• Question: Is it possible for one species of animal to splice their genetics with another animal to create a hybrid animal?

    Asked by pigeonandnibbler to Aime, Akshat, Diana, Gemma, Judith on 22 Jun 2011.
    • Photo: Judith McCann

      Judith McCann answered on 20 Jun 2011:


      I think it depends on how much genetic material you wan to get in there. It has been done previously, with infecting a tomato plant with a bacteria that contained the DNA from a fish, the aim was to give the tomato plant to ‘anti-freeze’ properties of the fish!

      This was in plants though and generally speaking there is fr more of an arguement over whether animals SHOULD be genetically engineering- thinking that the spliced DNA would increase the chances of cell mutations and cancers etc.
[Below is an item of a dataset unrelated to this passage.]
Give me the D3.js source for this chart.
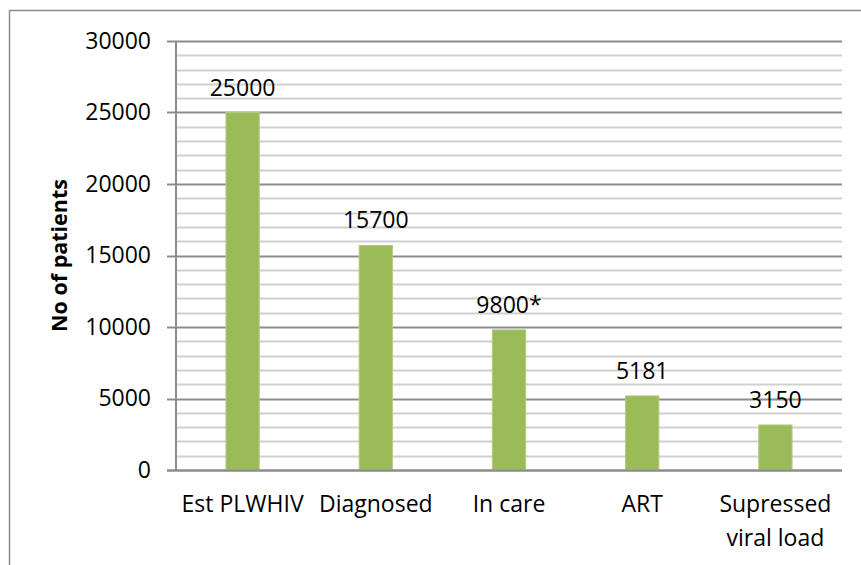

Farmers have been doing a forma of genetic engineering for years, selective breeding, where the strongest bull is mated to the healthiest sheep, it is a kind of improving the chances of good animals by breeding only animals with desirable traits

      as for pigeon-salmon and flying snails, you may have to wait a bit longer!!

    • Photo: Akshat Rathi

      Akshat Rathi answered on 22 Jun 2011:


      Thanks for the answer Judith.

    • Photo: Gemma Sharp

      Gemma Sharp answered on 22 Jun 2011:


      When I started my biology degree I focussed on genetics (that quickly changed when I realised genetics was quite hard and zoology was a lot easier and lectures involved more pictures of cute animals and dinosaurs), and whenever people asked me what I wanted to get out of a degree in genetics I used to say I wanted to make a rat-monkey hybrid. It quickly became apparent that that wasn’t going to be possible. There are too many problems – different number of chromosomes means the species are incompatible, which species supports the rat-monkey during pregnancy, will a monkey mother’s body reject rat DNA rather than let it grow inside her, etc.

      I would say it’s a shame, but it’s probably not is it? Imagine if we had rat monkeys running round our cities. They’d probably be bigger than rats, and way more creepy.